**Goal of the exercise:** Output the material below unchanged, apart from leaving out the pictures.

**Provided data:**
○ ○ ○ ○ ○ ○ ○

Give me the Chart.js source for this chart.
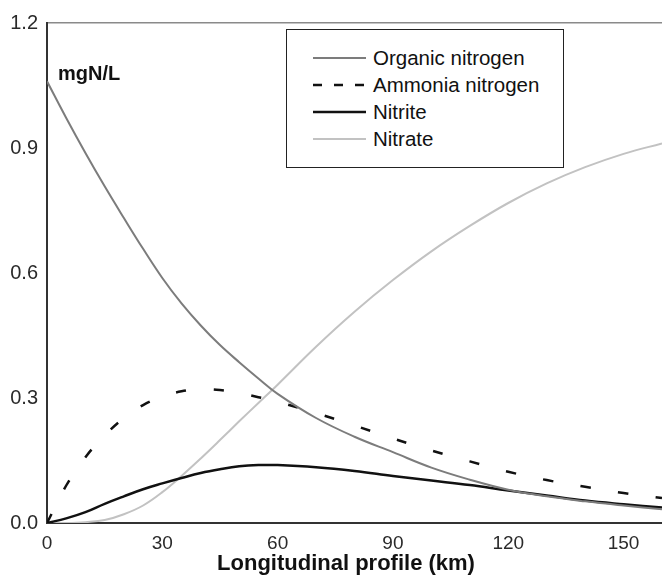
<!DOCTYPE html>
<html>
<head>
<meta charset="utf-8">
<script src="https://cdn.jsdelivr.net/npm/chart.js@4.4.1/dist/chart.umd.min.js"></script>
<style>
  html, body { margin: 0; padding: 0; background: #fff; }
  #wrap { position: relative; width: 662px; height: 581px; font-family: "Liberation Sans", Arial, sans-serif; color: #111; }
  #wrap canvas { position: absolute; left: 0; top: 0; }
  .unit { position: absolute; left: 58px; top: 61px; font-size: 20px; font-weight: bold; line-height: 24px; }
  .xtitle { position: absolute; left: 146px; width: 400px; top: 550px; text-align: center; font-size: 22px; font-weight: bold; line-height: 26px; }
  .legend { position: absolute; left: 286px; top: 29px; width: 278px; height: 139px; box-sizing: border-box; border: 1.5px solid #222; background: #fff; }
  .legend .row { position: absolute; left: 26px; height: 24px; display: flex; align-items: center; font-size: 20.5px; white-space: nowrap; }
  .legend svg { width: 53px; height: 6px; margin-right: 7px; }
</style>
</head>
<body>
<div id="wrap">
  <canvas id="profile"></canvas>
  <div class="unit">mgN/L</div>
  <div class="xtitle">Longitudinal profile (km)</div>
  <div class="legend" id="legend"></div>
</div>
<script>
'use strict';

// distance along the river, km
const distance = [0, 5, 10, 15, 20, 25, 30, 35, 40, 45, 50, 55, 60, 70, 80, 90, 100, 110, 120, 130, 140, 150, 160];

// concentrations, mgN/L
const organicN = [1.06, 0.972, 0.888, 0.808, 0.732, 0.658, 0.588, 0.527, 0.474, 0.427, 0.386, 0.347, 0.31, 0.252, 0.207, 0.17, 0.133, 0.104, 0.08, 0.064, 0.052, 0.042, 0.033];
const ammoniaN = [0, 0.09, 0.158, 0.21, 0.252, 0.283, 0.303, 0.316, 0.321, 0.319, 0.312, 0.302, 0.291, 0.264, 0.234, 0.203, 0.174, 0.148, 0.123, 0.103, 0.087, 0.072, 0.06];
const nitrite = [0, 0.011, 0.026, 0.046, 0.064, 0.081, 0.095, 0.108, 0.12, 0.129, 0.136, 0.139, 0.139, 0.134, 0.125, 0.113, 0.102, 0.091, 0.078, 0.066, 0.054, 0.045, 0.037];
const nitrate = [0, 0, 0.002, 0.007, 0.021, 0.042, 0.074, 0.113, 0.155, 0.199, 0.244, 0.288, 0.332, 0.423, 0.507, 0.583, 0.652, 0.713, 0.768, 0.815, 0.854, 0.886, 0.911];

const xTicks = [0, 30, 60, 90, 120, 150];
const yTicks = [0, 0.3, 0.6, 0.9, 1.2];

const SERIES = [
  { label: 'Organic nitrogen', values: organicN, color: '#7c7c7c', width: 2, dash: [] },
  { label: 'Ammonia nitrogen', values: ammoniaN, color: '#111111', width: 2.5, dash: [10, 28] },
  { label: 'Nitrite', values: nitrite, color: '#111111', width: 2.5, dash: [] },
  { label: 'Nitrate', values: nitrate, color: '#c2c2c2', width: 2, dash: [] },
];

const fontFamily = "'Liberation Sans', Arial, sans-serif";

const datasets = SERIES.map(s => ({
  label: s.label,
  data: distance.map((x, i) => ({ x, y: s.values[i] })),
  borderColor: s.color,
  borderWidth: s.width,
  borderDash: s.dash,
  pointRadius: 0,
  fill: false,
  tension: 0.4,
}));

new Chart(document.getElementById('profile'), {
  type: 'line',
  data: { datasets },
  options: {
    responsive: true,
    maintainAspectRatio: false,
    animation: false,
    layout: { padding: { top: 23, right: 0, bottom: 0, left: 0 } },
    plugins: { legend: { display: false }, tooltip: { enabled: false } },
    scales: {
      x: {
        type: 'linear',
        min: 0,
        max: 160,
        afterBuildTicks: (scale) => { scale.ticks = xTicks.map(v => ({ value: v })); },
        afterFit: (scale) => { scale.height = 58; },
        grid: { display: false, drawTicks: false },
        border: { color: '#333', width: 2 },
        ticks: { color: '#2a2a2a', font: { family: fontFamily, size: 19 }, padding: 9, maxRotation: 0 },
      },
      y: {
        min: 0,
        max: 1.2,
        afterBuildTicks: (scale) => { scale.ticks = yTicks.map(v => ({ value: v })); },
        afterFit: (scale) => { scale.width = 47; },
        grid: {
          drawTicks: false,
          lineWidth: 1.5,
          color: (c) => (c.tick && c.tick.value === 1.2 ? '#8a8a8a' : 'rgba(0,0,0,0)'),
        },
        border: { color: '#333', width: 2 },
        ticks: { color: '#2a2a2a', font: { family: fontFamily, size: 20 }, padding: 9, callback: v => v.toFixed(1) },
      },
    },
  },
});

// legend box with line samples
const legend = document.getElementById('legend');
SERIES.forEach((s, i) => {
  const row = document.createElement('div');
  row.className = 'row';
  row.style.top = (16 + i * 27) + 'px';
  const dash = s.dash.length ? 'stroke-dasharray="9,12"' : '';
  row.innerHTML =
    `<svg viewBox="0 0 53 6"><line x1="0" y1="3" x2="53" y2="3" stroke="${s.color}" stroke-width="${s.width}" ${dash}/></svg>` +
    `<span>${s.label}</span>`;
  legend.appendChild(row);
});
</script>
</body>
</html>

○ ○ ○ ○ ○ ○ ○

**Answer to this exercise:**
Give me the Chart.js source for this chart.
<!DOCTYPE html>
<html>
<head>
<meta charset="utf-8">
<script src="https://cdn.jsdelivr.net/npm/chart.js@4.4.1/dist/chart.umd.min.js"></script>
<style>
  html, body { margin: 0; padding: 0; background: #fff; }
  #wrap { position: relative; width: 662px; height: 581px; font-family: "Liberation Sans", Arial, sans-serif; color: #111; }
  #wrap canvas { position: absolute; left: 0; top: 0; }
  .unit { position: absolute; left: 58px; top: 61px; font-size: 20px; font-weight: bold; line-height: 24px; }
  .xtitle { position: absolute; left: 146px; width: 400px; top: 550px; text-align: center; font-size: 22px; font-weight: bold; line-height: 26px; }
  .legend { position: absolute; left: 286px; top: 29px; width: 278px; height: 139px; box-sizing: border-box; border: 1.5px solid #222; background: #fff; }
  .legend .row { position: absolute; left: 26px; height: 24px; display: flex; align-items: center; font-size: 20.5px; white-space: nowrap; }
  .legend svg { width: 53px; height: 6px; margin-right: 7px; }
</style>
</head>
<body>
<div id="wrap">
  <canvas id="profile"></canvas>
  <div class="unit">mgN/L</div>
  <div class="xtitle">Longitudinal profile (km)</div>
  <div class="legend" id="legend"></div>
</div>
<script>
'use strict';

// distance along the river, km
const distance = [0, 5, 10, 15, 20, 25, 30, 35, 40, 45, 50, 55, 60, 70, 80, 90, 100, 110, 120, 130, 140, 150, 160];

// concentrations, mgN/L
const organicN = [1.06, 0.972, 0.888, 0.808, 0.732, 0.658, 0.588, 0.527, 0.474, 0.427, 0.386, 0.347, 0.31, 0.252, 0.207, 0.17, 0.133, 0.104, 0.08, 0.064, 0.052, 0.042, 0.033];
const ammoniaN = [0, 0.09, 0.158, 0.21, 0.252, 0.283, 0.303, 0.316, 0.321, 0.319, 0.312, 0.302, 0.291, 0.264, 0.234, 0.203, 0.174, 0.148, 0.123, 0.103, 0.087, 0.072, 0.06];
const nitrite = [0, 0.011, 0.026, 0.046, 0.064, 0.081, 0.095, 0.108, 0.12, 0.129, 0.136, 0.139, 0.139, 0.134, 0.125, 0.113, 0.102, 0.091, 0.078, 0.066, 0.054, 0.045, 0.037];
const nitrate = [0, 0, 0.002, 0.007, 0.021, 0.042, 0.074, 0.113, 0.155, 0.199, 0.244, 0.288, 0.332, 0.423, 0.507, 0.583, 0.652, 0.713, 0.768, 0.815, 0.854, 0.886, 0.911];

const xTicks = [0, 30, 60, 90, 120, 150];
const yTicks = [0, 0.3, 0.6, 0.9, 1.2];

const SERIES = [
  { label: 'Organic nitrogen', values: organicN, color: '#7c7c7c', width: 2, dash: [] },
  { label: 'Ammonia nitrogen', values: ammoniaN, color: '#111111', width: 2.5, dash: [10, 28] },
  { label: 'Nitrite', values: nitrite, color: '#111111', width: 2.5, dash: [] },
  { label: 'Nitrate', values: nitrate, color: '#c2c2c2', width: 2, dash: [] },
];

const fontFamily = "'Liberation Sans', Arial, sans-serif";

const datasets = SERIES.map(s => ({
  label: s.label,
  data: distance.map((x, i) => ({ x, y: s.values[i] })),
  borderColor: s.color,
  borderWidth: s.width,
  borderDash: s.dash,
  pointRadius: 0,
  fill: false,
  tension: 0.4,
}));

new Chart(document.getElementById('profile'), {
  type: 'line',
  data: { datasets },
  options: {
    responsive: true,
    maintainAspectRatio: false,
    animation: false,
    layout: { padding: { top: 23, right: 0, bottom: 0, left: 0 } },
    plugins: { legend: { display: false }, tooltip: { enabled: false } },
    scales: {
      x: {
        type: 'linear',
        min: 0,
        max: 160,
        afterBuildTicks: (scale) => { scale.ticks = xTicks.map(v => ({ value: v })); },
        afterFit: (scale) => { scale.height = 58; },
        grid: { display: false, drawTicks: false },
        border: { color: '#333', width: 2 },
        ticks: { color: '#2a2a2a', font: { family: fontFamily, size: 19 }, padding: 9, maxRotation: 0 },
      },
      y: {
        min: 0,
        max: 1.2,
        afterBuildTicks: (scale) => { scale.ticks = yTicks.map(v => ({ value: v })); },
        afterFit: (scale) => { scale.width = 47; },
        grid: {
          drawTicks: false,
          lineWidth: 1.5,
          color: (c) => (c.tick && c.tick.value === 1.2 ? '#8a8a8a' : 'rgba(0,0,0,0)'),
        },
        border: { color: '#333', width: 2 },
        ticks: { color: '#2a2a2a', font: { family: fontFamily, size: 20 }, padding: 9, callback: v => v.toFixed(1) },
      },
    },
  },
});

// legend box with line samples
const legend = document.getElementById('legend');
SERIES.forEach((s, i) => {
  const row = document.createElement('div');
  row.className = 'row';
  row.style.top = (16 + i * 27) + 'px';
  const dash = s.dash.length ? 'stroke-dasharray="9,12"' : '';
  row.innerHTML =
    `<svg viewBox="0 0 53 6"><line x1="0" y1="3" x2="53" y2="3" stroke="${s.color}" stroke-width="${s.width}" ${dash}/></svg>` +
    `<span>${s.label}</span>`;
  legend.appendChild(row);
});
</script>
</body>
</html>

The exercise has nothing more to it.